Mechanical and chemical recycling systems are essential to re-using our valuable resources, rather than opting for new ones and discarding used ones. Yet, there are barriers both in the available technology and in the market, that cause obstacles in the recycling processes. These are aspects that should be considered during the entire design and development process, to enable easier and more effective recycling methods:

•Today, material blends are not recycled, due to the amount of research and energy required to separate the different fibred from each other. The more a material is homogenous, the more chances it has to be returned to the cycle.

•Another challenge to recycling is the presence of rigid parts, such as closures and buttons. These complicate and slow down the deconstruction and recycling procedure.

•A common obstacle is also the use of sewing threads that have different compositions to the garment’s material. Again, this is a detail that has an effect on the speed and efficiency of the process.

•The presence of colors, dyes, finishes, prints and toxic chemicals can only make the technique more complex.

•Collecting, identifying and separating materials into different categories is a system that should be easier, as it is a necessary component to prepare materials for recycling. Today, the sorting process is done manually (often after collected materials are shipped to low wage countries). Considering the large number of textiles that recycling – and particularly chemical recycling – requires, it is necessary to shift to an automatic sorting procedure. This involves new material categorization detection methods and new textile markings.

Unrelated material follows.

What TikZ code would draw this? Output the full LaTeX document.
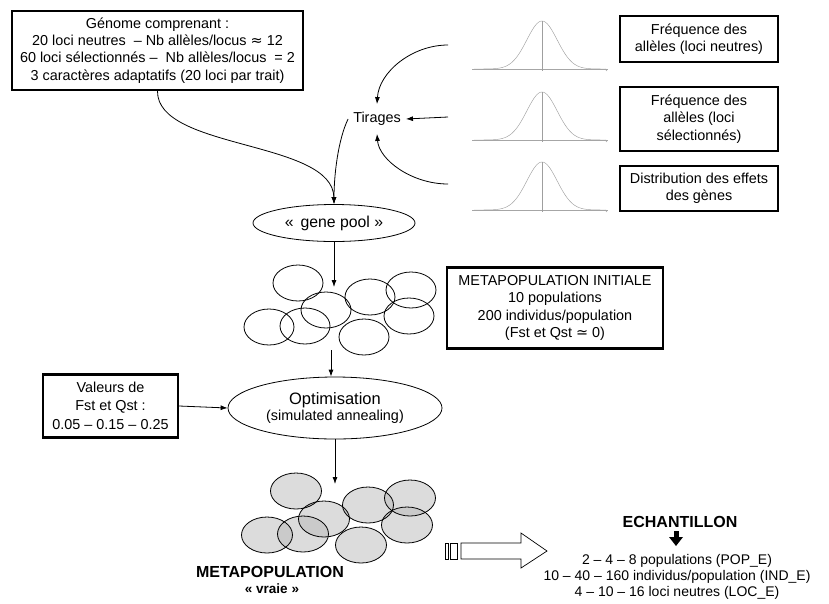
\documentclass[tikz,border=0pt]{standalone}
\usepackage{fontspec}
\setmainfont{Liberation Sans}
\newfontfamily\dejavu{DejaVu Sans}
\usetikzlibrary{shapes.geometric,arrows.meta}
\begin{document}
\begin{tikzpicture}[x=1pt,y=-1pt,
  txt/.style={font=\fontsize{14.4}{17.3}\selectfont, align=center},
  thickbox/.style={draw, line width=2.4pt, inner sep=0pt, txt},
  arr/.style={-{Latex[length=7pt,width=5pt]}, line width=0.8pt},
  popopen/.style={line width=0.8pt},
  popfill/.style={fill={rgb,255:red,185;green,185;blue,185}, fill opacity=0.5},
  bell/.style={gray!75, line width=0.45pt}
]
\useasboundingbox (0,0) rectangle (829,603);

% ---- genome box
\node[thickbox, minimum width=291pt, minimum height=79pt] (genome) at (157.5,50.5) {Génome comprenant :\\20 loci neutres \ – Nb allèles/locus {\dejavu ≈} 12\\60 loci sélectionnés – \ Nb allèles/locus \ = 2\\3 caractères adaptatifs (20 loci par trait)};

% ---- distributions
\foreach \by in {69,140,210} {
  \draw[gray!70, line width=0.8pt] (472,\by) -- (608,\by);
  \draw[bell] plot[domain=-68:64, samples=100, smooth] ({542+\x},{\by-48*exp(-(\x*\x)/460)});
  \draw[bell] (542,\by-48) -- (542,\by+2);
  \draw[gray!70, line width=0.4pt] (605,\by) -- (607,\by+2);
}
\coordinate (b1) at (448,45);
\coordinate (b2) at (448,117);
\coordinate (b3) at (448,184);

\node[thickbox, minimum width=158pt, minimum height=46pt] (fr1) at (699,39) {Fréquence des\\allèles (loci neutres)};
\node[thickbox, minimum width=158pt, minimum height=64pt] (fr2) at (699,119) {Fréquence des\\allèles (loci\\sélectionnés)};
\node[thickbox, minimum width=158pt, minimum height=45pt] (fr3) at (699,188.5) {Distribution des effets\\des gènes};

% ---- tirages
\node[txt, inner xsep=5pt, inner ysep=8pt] (tirages) at (377,119) {Tirages};
\draw[arr] (b1) .. controls (412,45) and (379,72) .. (tirages.north);
\draw[arr] (b2) -- (tirages.east);
\draw[arr] (b3) .. controls (412,184) and (379,160) .. (tirages.south);

% ---- gene pool
\node[draw, ellipse, line width=0.8pt, minimum width=162pt, minimum height=37pt, inner sep=0pt, font=\fontsize{15.8}{18}\selectfont] (genepool) at (334,223) {« \,gene pool »};
\draw[arr] (genome.south) .. controls (157,150) and (333,140) .. (genepool.north);
\draw[arr] (tirages.west) .. controls (338,140) and (334,175) .. (genepool.north);

% ---- initial metapopulation
\coordinate (c1top) at (334,287);
\coordinate (c1bot) at (331,350);
\draw[arr] (genepool.south) -- (c1top);
\foreach \cx/\cy in {298/283, 326/310, 370/297, 411/290, 409/316, 269/327, 305/326, 364/337}
  \draw[popopen] (\cx,\cy) ellipse [x radius=25, y radius=18];

\node[thickbox, minimum width=216pt, minimum height=81pt] (init) at (555,308) {METAPOPULATION INITIALE\\10 populations\\200 individus/population\\(Fst et Qst {\dejavu ≃} 0)};

% ---- optimisation
\node[draw, ellipse, line width=0.8pt, minimum width=214pt, minimum height=62pt, inner sep=0pt, align=center] (optim) at (335,408) {{\fontsize{16.5}{18}\selectfont Optimisation}\\[1pt]{\fontsize{14.4}{17}\selectfont (simulated annealing)}};
\draw[arr] (c1bot) -- (optim.north -| c1bot);

\node[thickbox, minimum width=135pt, minimum height=63pt] (val) at (110.5,406) {Valeurs de\\Fst et Qst :\\[2pt]0.05 – 0.15 – 0.25};
\draw[arr] (val.east) -- (optim.west);

% ---- true metapopulation
\coordinate (c2top) at (335,484);
\draw[arr] (optim.south) -- (c2top);
\foreach \cx/\cy in {296/491, 324/519, 368/505, 410/498, 407/525, 267/535, 303/534, 361/545}
  \fill[popfill] (\cx,\cy) ellipse [x radius=25.5, y radius=18];
\foreach \cx/\cy in {296/491, 324/519, 368/505, 410/498, 407/525, 267/535, 303/534, 361/545}
  \draw[popopen] (\cx,\cy) ellipse [x radius=25.5, y radius=18];

\node[font=\bfseries\fontsize{16}{18}\selectfont] (metatxt) at (270,572) {METAPOPULATION};
\node[font=\bfseries\fontsize{13.5}{15}\selectfont] (vraie) at (272,589) {« vraie »};

% ---- sampling arrow
\draw[line width=0.7pt] (445,543) rectangle (448,559);
\draw[line width=0.7pt] (450,543) rectangle (457,559);
\draw[line width=0.7pt, fill=white] (461,543) -- (521,543) -- (521,533) -- (547,551) -- (521,568) -- (521,559) -- (461,559) -- cycle;

% ---- sample
\node[font=\bfseries\fontsize{16}{18}\selectfont] (ech) at (680,522) {ECHANTILLON};
\fill (673.5,531) rectangle (678.5,538);
\fill (669,537) -- (683,537) -- (676,546) -- cycle;
\node[txt, font=\fontsize{14}{16.2}\selectfont] (samp) at (677,577) {2 – 4 – 8 populations (POP\_E)\\10 – 40 – 160 individus/population (IND\_E)\\4 – 10 – 16 loci neutres (LOC\_E)};
\end{tikzpicture}
\end{document}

Many of these barriers to recycling are surmountable if we make changes to our design processes. For these Reason the Vision of ATC Recycling is to Start to collect and sort-age the cutting waste from CMT factories.

Production Process

Collecting and sorting waste:

1. The main raw material, cotton cutting waste, is collected from cut, make and trim (CMT) factories and then sorted by quality and color.

Recycling

Each quali

ty and color batch is mechanically opened into fibred. The color of the waste defines the color of the final product. No dyeing is needed.

Blending
The mechanically opened cotton waste is mixed with chemically recycled polyester fibred from PET bottles.

 

Spinning

The mixed fibred are spun into yarns. This part of the process is the same as when spinning fibred from virgin material.

Knitting and weaving

    1. The yarns are knitted or woven depending on the final use of the fabric.

Finishing

Depending on the final use of the fabric, the finishing process can include different stages such as compacting, brushing and washing.

The final product will be ready to offering to CMT factories.

Few words for about CMT Production:

This process consists of the cutting, making and trimming of the final product.

Final Product

Finally, we get sustainable good quality garments that use 99% less water and generate 50% fewer CO2 emissions in the production process than similar products made of virgin materials.

Made of 100 % recycled raw materials.

    • 60 % recycled cotton
    • 40 % recycled polyester

Please note that our recycling process is not entirely clinical and our products may contain small amounts of different colored fibers. In dark colors, fibers of different colors do not stand out, but in light colors they are more easily visible. For us, these little colored fibers in our fabric are a feature that reminds us of the uniqueness and origin of our products.